*RECORDED INFORMATION:*
**********

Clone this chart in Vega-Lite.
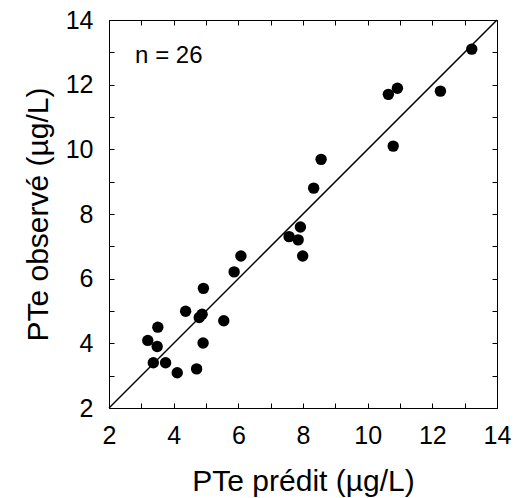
{
  "$schema": "https://vega.github.io/schema/vega-lite/v6.json",
  "width": 388,
  "height": 388,
  "autosize": {"type": "none"},
  "padding": {"left": 109, "top": 20, "right": 28, "bottom": 90},
  "background": "white",
  "config": {
    "view": {"stroke": "black", "strokeWidth": 1},
    "font": "Liberation Sans",
    "axis": {
      "grid": false,
      "domain": false,
      "ticks": true,
      "offset": -5,
      "tickColor": "black",
      "tickOpacity": 1,
      "tickSize": 5,
      "tickWidth": 1,
      "zindex": 1,
      "labelFlush": false,
      "labelColor": "black",
      "titleColor": "black",
      "labelFont": "Liberation Sans",
      "titleFont": "Liberation Sans",
      "labelFontSize": 25,
      "titleFontSize": 30,
      "titleFontWeight": "normal"
    }
  },
  "layer": [
    {
      "data": {"values": [{"x": 2, "y": 2}, {"x": 14, "y": 14}]},
      "mark": {"type": "line", "color": "black", "strokeWidth": 1.5},
      "encoding": {
        "x": {"field": "x", "type": "quantitative", "scale": {"domain": [2, 14], "nice": false},
          "axis": {"orient": "top", "values": [2,3,4,5,6,7,8,9,10,11,12,13,14], "labels": false, "title": null}},
        "y": {"field": "y", "type": "quantitative", "scale": {"domain": [2, 14], "nice": false},
          "axis": {"orient": "right", "values": [2,3,4,5,6,7,8,9,10,11,12,13,14], "labels": false, "title": null}}
      }
    },
    {
      "data": {"values": [
        {"x": 13.22, "y": 13.1},
        {"x": 10.64, "y": 11.7},
        {"x": 10.92, "y": 11.89},
        {"x": 12.25, "y": 11.8},
        {"x": 10.79, "y": 10.1},
        {"x": 8.56, "y": 9.69},
        {"x": 8.33, "y": 8.8},
        {"x": 7.92, "y": 7.6},
        {"x": 7.57, "y": 7.3},
        {"x": 7.85, "y": 7.2},
        {"x": 7.99, "y": 6.7},
        {"x": 6.08, "y": 6.7},
        {"x": 5.87, "y": 6.21},
        {"x": 4.92, "y": 5.7},
        {"x": 4.37, "y": 4.99},
        {"x": 4.79, "y": 4.8},
        {"x": 4.88, "y": 4.9},
        {"x": 5.55, "y": 4.7},
        {"x": 3.51, "y": 4.5},
        {"x": 3.2, "y": 4.09},
        {"x": 3.49, "y": 3.9},
        {"x": 4.91, "y": 4.01},
        {"x": 3.37, "y": 3.4},
        {"x": 3.75, "y": 3.4},
        {"x": 4.11, "y": 3.09},
        {"x": 4.71, "y": 3.21}
      ]},
      "mark": {"type": "circle", "color": "black", "opacity": 1, "size": 130},
      "encoding": {
        "x": {"field": "x", "type": "quantitative", "scale": {"domain": [2, 14], "nice": false},
          "axis": {"orient": "bottom", "values": [2,3,4,5,6,7,8,9,10,11,12,13,14],
            "labelExpr": "datum.value % 2 == 0 ? datum.label : ''", "labelPadding": 15,
            "title": "PTe prédit (µg/L)", "titlePadding": 18}},
        "y": {"field": "y", "type": "quantitative", "scale": {"domain": [2, 14], "nice": false},
          "axis": {"orient": "left", "values": [2,3,4,5,6,7,8,9,10,11,12,13,14],
            "labelExpr": "datum.value % 2 == 0 ? datum.label : ''", "labelPadding": 16,
            "title": "PTe observé (µg/L)", "titlePadding": 12}}
      }
    },
    {
      "data": {"values": [{"x": 3.85, "y": 12.9, "label": "n = 26"}]},
      "mark": {"type": "text", "color": "black", "fontSize": 24, "font": "Liberation Sans", "align": "center", "baseline": "middle"},
      "encoding": {
        "x": {"field": "x", "type": "quantitative", "axis": null},
        "y": {"field": "y", "type": "quantitative", "axis": null},
        "text": {"field": "label"}
      }
    }
  ],
  "resolve": {"axis": {"x": "independent", "y": "independent"}}
}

**********

*GIVEN EXERCISE:* Transcribe each line above verbatim, with the pictures left out.

*CORRECT RESULT:*
Clone this chart in Vega-Lite.
{
  "$schema": "https://vega.github.io/schema/vega-lite/v6.json",
  "width": 388,
  "height": 388,
  "autosize": {"type": "none"},
  "padding": {"left": 109, "top": 20, "right": 28, "bottom": 90},
  "background": "white",
  "config": {
    "view": {"stroke": "black", "strokeWidth": 1},
    "font": "Liberation Sans",
    "axis": {
      "grid": false,
      "domain": false,
      "ticks": true,
      "offset": -5,
      "tickColor": "black",
      "tickOpacity": 1,
      "tickSize": 5,
      "tickWidth": 1,
      "zindex": 1,
      "labelFlush": false,
      "labelColor": "black",
      "titleColor": "black",
      "labelFont": "Liberation Sans",
      "titleFont": "Liberation Sans",
      "labelFontSize": 25,
      "titleFontSize": 30,
      "titleFontWeight": "normal"
    }
  },
  "layer": [
    {
      "data": {"values": [{"x": 2, "y": 2}, {"x": 14, "y": 14}]},
      "mark": {"type": "line", "color": "black", "strokeWidth": 1.5},
      "encoding": {
        "x": {"field": "x", "type": "quantitative", "scale": {"domain": [2, 14], "nice": false},
          "axis": {"orient": "top", "values": [2,3,4,5,6,7,8,9,10,11,12,13,14], "labels": false, "title": null}},
        "y": {"field": "y", "type": "quantitative", "scale": {"domain": [2, 14], "nice": false},
          "axis": {"orient": "right", "values": [2,3,4,5,6,7,8,9,10,11,12,13,14], "labels": false, "title": null}}
      }
    },
    {
      "data": {"values": [
        {"x": 13.22, "y": 13.1},
        {"x": 10.64, "y": 11.7},
        {"x": 10.92, "y": 11.89},
        {"x": 12.25, "y": 11.8},
        {"x": 10.79, "y": 10.1},
        {"x": 8.56, "y": 9.69},
        {"x": 8.33, "y": 8.8},
        {"x": 7.92, "y": 7.6},
        {"x": 7.57, "y": 7.3},
        {"x": 7.85, "y": 7.2},
        {"x": 7.99, "y": 6.7},
        {"x": 6.08, "y": 6.7},
        {"x": 5.87, "y": 6.21},
        {"x": 4.92, "y": 5.7},
        {"x": 4.37, "y": 4.99},
        {"x": 4.79, "y": 4.8},
        {"x": 4.88, "y": 4.9},
        {"x": 5.55, "y": 4.7},
        {"x": 3.51, "y": 4.5},
        {"x": 3.2, "y": 4.09},
        {"x": 3.49, "y": 3.9},
        {"x": 4.91, "y": 4.01},
        {"x": 3.37, "y": 3.4},
        {"x": 3.75, "y": 3.4},
        {"x": 4.11, "y": 3.09},
        {"x": 4.71, "y": 3.21}
      ]},
      "mark": {"type": "circle", "color": "black", "opacity": 1, "size": 130},
      "encoding": {
        "x": {"field": "x", "type": "quantitative", "scale": {"domain": [2, 14], "nice": false},
          "axis": {"orient": "bottom", "values": [2,3,4,5,6,7,8,9,10,11,12,13,14],
            "labelExpr": "datum.value % 2 == 0 ? datum.label : ''", "labelPadding": 15,
            "title": "PTe prédit (µg/L)", "titlePadding": 18}},
        "y": {"field": "y", "type": "quantitative", "scale": {"domain": [2, 14], "nice": false},
          "axis": {"orient": "left", "values": [2,3,4,5,6,7,8,9,10,11,12,13,14],
            "labelExpr": "datum.value % 2 == 0 ? datum.label : ''", "labelPadding": 16,
            "title": "PTe observé (µg/L)", "titlePadding": 12}}
      }
    },
    {
      "data": {"values": [{"x": 3.85, "y": 12.9, "label": "n = 26"}]},
      "mark": {"type": "text", "color": "black", "fontSize": 24, "font": "Liberation Sans", "align": "center", "baseline": "middle"},
      "encoding": {
        "x": {"field": "x", "type": "quantitative", "axis": null},
        "y": {"field": "y", "type": "quantitative", "axis": null},
        "text": {"field": "label"}
      }
    }
  ],
  "resolve": {"axis": {"x": "independent", "y": "independent"}}
}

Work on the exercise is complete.